* [Given information]:

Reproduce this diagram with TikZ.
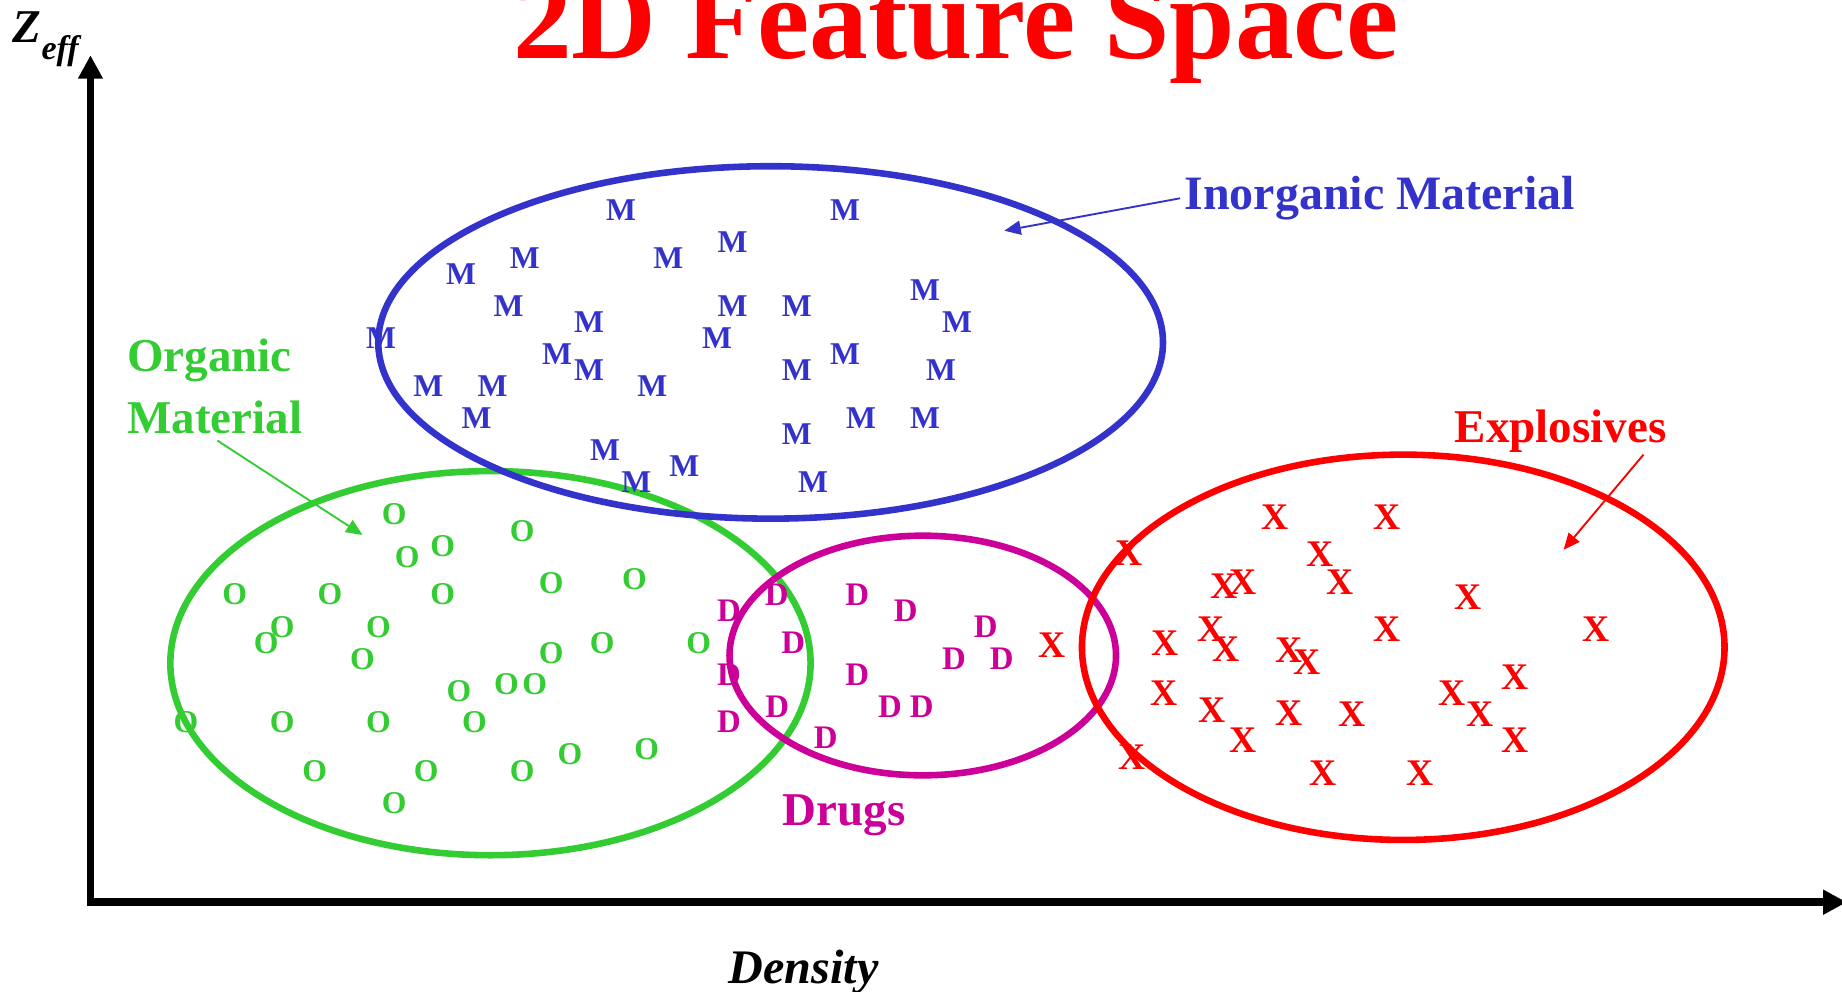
\documentclass[tikz,border=0pt]{standalone}
\usepackage{fontspec}
\setmainfont{Liberation Serif}
\usetikzlibrary{arrows.meta}

\definecolor{inorgblue}{RGB}{51,51,204}
\definecolor{orggreen}{RGB}{51,204,51}
\definecolor{drugmag}{RGB}{204,0,153}
\definecolor{explred}{RGB}{255,0,0}

\tikzset{
  axis/.style={line width=3.3pt, -{Triangle[length=10pt,width=10pt]}},
  cluster/.style={line width=2.8pt},
  pointer/.style={line width=0.8pt, -{Triangle[length=7pt,width=6pt]}},
  lbl/.style={inner sep=0pt, anchor=base west, font=\fontsize{20}{24}\selectfont\bfseries},
  mpt/.style={inner sep=0pt, text=inorgblue, font=\fontsize{13.5}{16}\selectfont\bfseries},
  opt/.style={inner sep=0pt, text=orggreen, font=\fontsize{13.5}{16}\selectfont\bfseries},
  dpt/.style={inner sep=0pt, text=drugmag, font=\fontsize{14}{16}\selectfont\bfseries},
  xpt/.style={inner sep=0pt, text=explred, font=\fontsize{16}{18}\selectfont\bfseries},
}

\begin{document}
\begin{tikzpicture}[x=0.5pt, y=-0.5pt]
\useasboundingbox (0,0) rectangle (1568,844);

% title
\node[inner sep=0pt, anchor=base, text=explred, font=\fontsize{50}{60}\selectfont\bfseries]
  (title) at (813.5,50) {2D Feature Space};

% axes
\coordinate (origin) at (77,768);
\coordinate (ytip) at (77,47);
\coordinate (xtip) at (1572,768);
\draw[axis] (origin) -- (ytip);
\draw[axis] ([xshift=-1.6pt]origin) -- (xtip);

\node[inner sep=0pt, anchor=base west, font=\fontsize{20}{24}\selectfont\bfseries\itshape]
  (zlab) at (10,36.5) {Z};
\node[inner sep=0pt, anchor=base west, font=\fontsize{14.5}{17}\selectfont\bfseries\itshape]
  (zsub) at (35,51) {eff};
\node[inner sep=0pt, anchor=base west, font=\fontsize{20.5}{24}\selectfont\bfseries\itshape]
  (xlab) at (620,837) {Density};

% class regions
\draw[cluster, orggreen] (417.5,564.5) ellipse [x radius=136.25pt, y radius=81.75pt];
\draw[cluster, drugmag] (785.5,558) ellipse [x radius=82.25pt, y radius=51pt];
\draw[cluster, explred] (1194.5,551) ellipse [x radius=136.75pt, y radius=82pt];
\draw[cluster, inorgblue] (656,291.5) ellipse [x radius=167pt, y radius=75pt];

% inorganic samples
\foreach \px/\py [count=\i] in {
  528.8/178.8, 719.4/178.8, 623.6/205.7, 446.7/219.9, 568.9/219.9,
  392.4/233.3, 433/260.5, 623.6/260.5, 678.4/260.5, 787.4/246.9,
  501.4/274.4, 814.7/274.4, 324.5/288, 610.4/288, 474.2/301.6,
  501.4/315, 719.4/301.6, 678.4/315, 801/315, 364.7/328.6,
  419.4/328.6, 555.3/328.6, 405.7/356.1, 733.1/356.1, 787.4/356.1,
  678.4/369.7, 515.1/383.1, 582.6/396.7, 541.6/410, 692.1/410}
  \node[mpt] (m\i) at (\px,\py) {M};

% organic samples
\foreach \px/\py [count=\i] in {
  335.5/437.8, 444.5/451.8, 376.9/464.8, 346.6/473.9, 199.7/505.9,
  280.9/505.9, 376.9/505.9, 469.2/496, 540/492.9, 240.3/533.5,
  226.6/547.1, 322.2/533.5, 308.6/561, 469.2/555.6, 512.7/547.1,
  594.7/547.1, 390.6/588, 431.2/582.5, 455.2/582.5, 158.3/614.9,
  240.3/614.9, 322.2/614.9, 403.8/614.9, 268/656.1, 362.8/656.1,
  444.5/656.1, 485.1/642.1, 550.4/637.9, 335.5/683.3}
  \node[opt] (o\i) at (\px,\py) {O};

% drug samples
\foreach \px/\py [count=\i] in {
  620.6/519.9, 661.2/506.5, 729.8/505.9, 771/519.9, 839.1/533.5,
  675.3/547.1, 812.1/560.4, 852.7/560.4, 620.6/574, 729.8/574,
  661.7/601.6, 757.6/601.6, 784.6/601.6, 620.6/614.4, 702.9/628}
  \node[dpt] (d\i) at (\px,\py) {D};

% explosive samples
\foreach \px/\py [count=\i] in {
  961.4/471, 1085.8/440.4, 1181.1/440.4, 1123.8/471.6, 1041.9/498.9,
  1058.2/495.2, 1140.5/495.2, 1249.3/508.5, 1030.8/535.7, 991.7/547.6,
  1043.8/552.7, 1181.1/535.7, 1358.3/535.7, 1096.9/553.3, 1112.8/563.3,
  991/590.2, 1031.6/604.4, 1097.3/607.2, 1150.8/607.8, 1235.7/590.2,
  1259.7/607.8, 1290/576.1, 1058.5/630.5, 1290/630.5, 963.3/644.2,
  1126.4/657.8, 1208.8/657.8, 895.3/549.6}
  \node[xpt] (x\i) at (\px,\py) {X};

% class labels
\node[lbl, text=inorgblue, font=\fontsize{20.4}{24}\selectfont\bfseries] (inorg) at (1008,178) {Inorganic Material};
\node[lbl, text=orggreen] (org1) at (108,316) {Organic};
\node[lbl, text=orggreen] (org2) at (108,369) {Material};
\node[lbl, text=explred] (expl) at (1238,377) {Explosives};
\node[lbl, text=drugmag] (drugs) at (666,703) {Drugs};

% label pointers
\coordinate (inorgTail) at (1004.5,168.8);
\coordinate (inorgTip) at (854.9,196.4);
\coordinate (orgTail) at (185,375);
\coordinate (orgTip) at (308.6,455.4);
\coordinate (explTail) at (1399,387);
\coordinate (explTip) at (1331,468);
\draw[pointer, inorgblue] (inorgTail) -- (inorgTip);
\draw[pointer, orggreen] (orgTail) -- (orgTip);
\draw[pointer, explred] (explTail) -- (explTip);
\end{tikzpicture}
\end{document}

* [Work instructions]: The material above must be printed exactly, with its pictures left out.

* [Task result]:
Reproduce this diagram with TikZ.
\documentclass[tikz,border=0pt]{standalone}
\usepackage{fontspec}
\setmainfont{Liberation Serif}
\usetikzlibrary{arrows.meta}

\definecolor{inorgblue}{RGB}{51,51,204}
\definecolor{orggreen}{RGB}{51,204,51}
\definecolor{drugmag}{RGB}{204,0,153}
\definecolor{explred}{RGB}{255,0,0}

\tikzset{
  axis/.style={line width=3.3pt, -{Triangle[length=10pt,width=10pt]}},
  cluster/.style={line width=2.8pt},
  pointer/.style={line width=0.8pt, -{Triangle[length=7pt,width=6pt]}},
  lbl/.style={inner sep=0pt, anchor=base west, font=\fontsize{20}{24}\selectfont\bfseries},
  mpt/.style={inner sep=0pt, text=inorgblue, font=\fontsize{13.5}{16}\selectfont\bfseries},
  opt/.style={inner sep=0pt, text=orggreen, font=\fontsize{13.5}{16}\selectfont\bfseries},
  dpt/.style={inner sep=0pt, text=drugmag, font=\fontsize{14}{16}\selectfont\bfseries},
  xpt/.style={inner sep=0pt, text=explred, font=\fontsize{16}{18}\selectfont\bfseries},
}

\begin{document}
\begin{tikzpicture}[x=0.5pt, y=-0.5pt]
\useasboundingbox (0,0) rectangle (1568,844);

% title
\node[inner sep=0pt, anchor=base, text=explred, font=\fontsize{50}{60}\selectfont\bfseries]
  (title) at (813.5,50) {2D Feature Space};

% axes
\coordinate (origin) at (77,768);
\coordinate (ytip) at (77,47);
\coordinate (xtip) at (1572,768);
\draw[axis] (origin) -- (ytip);
\draw[axis] ([xshift=-1.6pt]origin) -- (xtip);

\node[inner sep=0pt, anchor=base west, font=\fontsize{20}{24}\selectfont\bfseries\itshape]
  (zlab) at (10,36.5) {Z};
\node[inner sep=0pt, anchor=base west, font=\fontsize{14.5}{17}\selectfont\bfseries\itshape]
  (zsub) at (35,51) {eff};
\node[inner sep=0pt, anchor=base west, font=\fontsize{20.5}{24}\selectfont\bfseries\itshape]
  (xlab) at (620,837) {Density};

% class regions
\draw[cluster, orggreen] (417.5,564.5) ellipse [x radius=136.25pt, y radius=81.75pt];
\draw[cluster, drugmag] (785.5,558) ellipse [x radius=82.25pt, y radius=51pt];
\draw[cluster, explred] (1194.5,551) ellipse [x radius=136.75pt, y radius=82pt];
\draw[cluster, inorgblue] (656,291.5) ellipse [x radius=167pt, y radius=75pt];

% inorganic samples
\foreach \px/\py [count=\i] in {
  528.8/178.8, 719.4/178.8, 623.6/205.7, 446.7/219.9, 568.9/219.9,
  392.4/233.3, 433/260.5, 623.6/260.5, 678.4/260.5, 787.4/246.9,
  501.4/274.4, 814.7/274.4, 324.5/288, 610.4/288, 474.2/301.6,
  501.4/315, 719.4/301.6, 678.4/315, 801/315, 364.7/328.6,
  419.4/328.6, 555.3/328.6, 405.7/356.1, 733.1/356.1, 787.4/356.1,
  678.4/369.7, 515.1/383.1, 582.6/396.7, 541.6/410, 692.1/410}
  \node[mpt] (m\i) at (\px,\py) {M};

% organic samples
\foreach \px/\py [count=\i] in {
  335.5/437.8, 444.5/451.8, 376.9/464.8, 346.6/473.9, 199.7/505.9,
  280.9/505.9, 376.9/505.9, 469.2/496, 540/492.9, 240.3/533.5,
  226.6/547.1, 322.2/533.5, 308.6/561, 469.2/555.6, 512.7/547.1,
  594.7/547.1, 390.6/588, 431.2/582.5, 455.2/582.5, 158.3/614.9,
  240.3/614.9, 322.2/614.9, 403.8/614.9, 268/656.1, 362.8/656.1,
  444.5/656.1, 485.1/642.1, 550.4/637.9, 335.5/683.3}
  \node[opt] (o\i) at (\px,\py) {O};

% drug samples
\foreach \px/\py [count=\i] in {
  620.6/519.9, 661.2/506.5, 729.8/505.9, 771/519.9, 839.1/533.5,
  675.3/547.1, 812.1/560.4, 852.7/560.4, 620.6/574, 729.8/574,
  661.7/601.6, 757.6/601.6, 784.6/601.6, 620.6/614.4, 702.9/628}
  \node[dpt] (d\i) at (\px,\py) {D};

% explosive samples
\foreach \px/\py [count=\i] in {
  961.4/471, 1085.8/440.4, 1181.1/440.4, 1123.8/471.6, 1041.9/498.9,
  1058.2/495.2, 1140.5/495.2, 1249.3/508.5, 1030.8/535.7, 991.7/547.6,
  1043.8/552.7, 1181.1/535.7, 1358.3/535.7, 1096.9/553.3, 1112.8/563.3,
  991/590.2, 1031.6/604.4, 1097.3/607.2, 1150.8/607.8, 1235.7/590.2,
  1259.7/607.8, 1290/576.1, 1058.5/630.5, 1290/630.5, 963.3/644.2,
  1126.4/657.8, 1208.8/657.8, 895.3/549.6}
  \node[xpt] (x\i) at (\px,\py) {X};

% class labels
\node[lbl, text=inorgblue, font=\fontsize{20.4}{24}\selectfont\bfseries] (inorg) at (1008,178) {Inorganic Material};
\node[lbl, text=orggreen] (org1) at (108,316) {Organic};
\node[lbl, text=orggreen] (org2) at (108,369) {Material};
\node[lbl, text=explred] (expl) at (1238,377) {Explosives};
\node[lbl, text=drugmag] (drugs) at (666,703) {Drugs};

% label pointers
\coordinate (inorgTail) at (1004.5,168.8);
\coordinate (inorgTip) at (854.9,196.4);
\coordinate (orgTail) at (185,375);
\coordinate (orgTip) at (308.6,455.4);
\coordinate (explTail) at (1399,387);
\coordinate (explTip) at (1331,468);
\draw[pointer, inorgblue] (inorgTail) -- (inorgTip);
\draw[pointer, orggreen] (orgTail) -- (orgTip);
\draw[pointer, explred] (explTail) -- (explTip);
\end{tikzpicture}
\end{document}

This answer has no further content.